Some weapons, carved flint and hearths are the first signs of occupation on the site of Lausanne, by the lake (Vidy) but also on the hill, the future seat of the cathedral. These traces are over 8000 years old. Some villages were established by the water about 4000 years before our era. In the only case of its kind in Switzerland, more than 200 graves were dug in Vidy between 4300 and 3300 B.C. From the start of the 2nd millennium, menhirs were erected nearby by these new farmers who worked with copper and tin and who preferred to cremate their dead. Between the years 1000 and 800 B.C. the densely populated lakeside location lost its appeal and faded before the Gallo-Roman revival.

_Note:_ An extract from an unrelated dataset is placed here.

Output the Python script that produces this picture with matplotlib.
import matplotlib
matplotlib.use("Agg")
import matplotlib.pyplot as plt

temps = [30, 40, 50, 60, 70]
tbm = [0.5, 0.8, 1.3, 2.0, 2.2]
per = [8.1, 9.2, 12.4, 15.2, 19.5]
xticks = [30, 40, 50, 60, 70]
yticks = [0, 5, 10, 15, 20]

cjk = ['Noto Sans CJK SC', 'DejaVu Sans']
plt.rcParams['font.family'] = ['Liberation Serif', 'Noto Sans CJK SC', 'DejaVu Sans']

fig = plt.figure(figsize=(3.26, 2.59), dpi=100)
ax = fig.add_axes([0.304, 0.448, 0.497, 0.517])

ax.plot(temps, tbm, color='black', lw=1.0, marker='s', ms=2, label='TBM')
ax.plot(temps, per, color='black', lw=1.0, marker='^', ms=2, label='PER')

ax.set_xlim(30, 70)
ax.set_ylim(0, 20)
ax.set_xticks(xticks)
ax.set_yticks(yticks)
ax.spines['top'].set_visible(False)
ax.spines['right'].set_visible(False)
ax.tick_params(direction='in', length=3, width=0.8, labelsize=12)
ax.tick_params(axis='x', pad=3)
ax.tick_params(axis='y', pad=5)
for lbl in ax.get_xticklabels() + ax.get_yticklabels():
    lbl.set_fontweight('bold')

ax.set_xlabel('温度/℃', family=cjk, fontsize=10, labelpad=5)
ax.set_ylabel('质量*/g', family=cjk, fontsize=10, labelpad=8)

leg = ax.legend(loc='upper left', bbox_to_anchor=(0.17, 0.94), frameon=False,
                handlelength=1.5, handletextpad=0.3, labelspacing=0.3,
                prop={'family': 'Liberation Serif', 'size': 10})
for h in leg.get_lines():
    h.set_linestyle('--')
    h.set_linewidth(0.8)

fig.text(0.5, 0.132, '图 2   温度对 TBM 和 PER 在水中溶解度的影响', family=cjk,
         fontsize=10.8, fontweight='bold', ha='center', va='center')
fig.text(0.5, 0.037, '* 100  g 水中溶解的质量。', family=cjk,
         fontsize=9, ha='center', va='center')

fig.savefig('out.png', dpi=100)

The settled Celtic peoples in the region, little known, fell under Roman rule in the year 15 B.C. The vicus (settlement) of Lousonna (Celtic name) was founded. The ancient town rapidly accommodated more than 1500 inhabitants. A theatre was built in the outlying districts, while the richer homeowners settled on the sides of the hill across from the lake. A port with a dam allowed the lake to be used for trade. At the end of the 1st century A.D. the dynamism of Lousonna was reflected in the presence of a forum with basilica, sanctuary and temple. After two centuries of prosperity, the Roman peace crumbled. Over the course of the 4th century, huge numbers of the population left the lake to take refuge on the hill of the Cité, the new castrum (fortified camp). The amount of space available to the population, much reduced in comparison to ancient Lousonna, gave rise to the Cité being divided into very compact parcels, which would shape the area well into the medieval era.
High Middle Ages
The failure of the Roman administration was not synonymous with anarchy. The Christianisation of the world was accompanied by new territorial divisions. Lausanne was incorporated into a diocese in 517. The Bishop moved to the Cité at the end of the 6th century, and the town became an episcopate. The people of Lausanne, who had lived as refugees on the spur of Cité hill until the 9th century, spread into the surrounding area. New districts called bannières (Palud, Bourg) thus sprang up. Supported by the kings of Burgundy, the Bishop – prince of the empire from 1032 – consolidated his temporal power in the area, while religious orders became established in the town. In the 12th century, the lake once more lay at the heart of commercial activity, thanks to the port of Ouchy protected by a castle.
Low Middle Ages
The medieval town reached its maximum size back in the 13th century, when Lausanne had nearly 9,000 inhabitants, a figure that was unsurpassed in all of French-speaking Switzerland at the time. The cité, a place of pilgrimage, was in its heyday then, symbolised by the consecration of the Gothic cathedral in 1275. The European crisis of the 14th century touched Lausanne, which became depopulated, allowing the more fortunate to extend their urban properties. Repeated confrontations consequently brought the Bishop and the bourgeoisie face to face. Political unity in the town eventually took shape in 1481 with the introduction of a municipal autonomy founded on conventional rules contained in the Plaict Général dated 1368. In 1525, the municipal authorities signed a traité de combourgeoisie (treaty of alliance) with the cities of Fribourg and Berne, an important gesture that would open the way for the Protestant Reformation.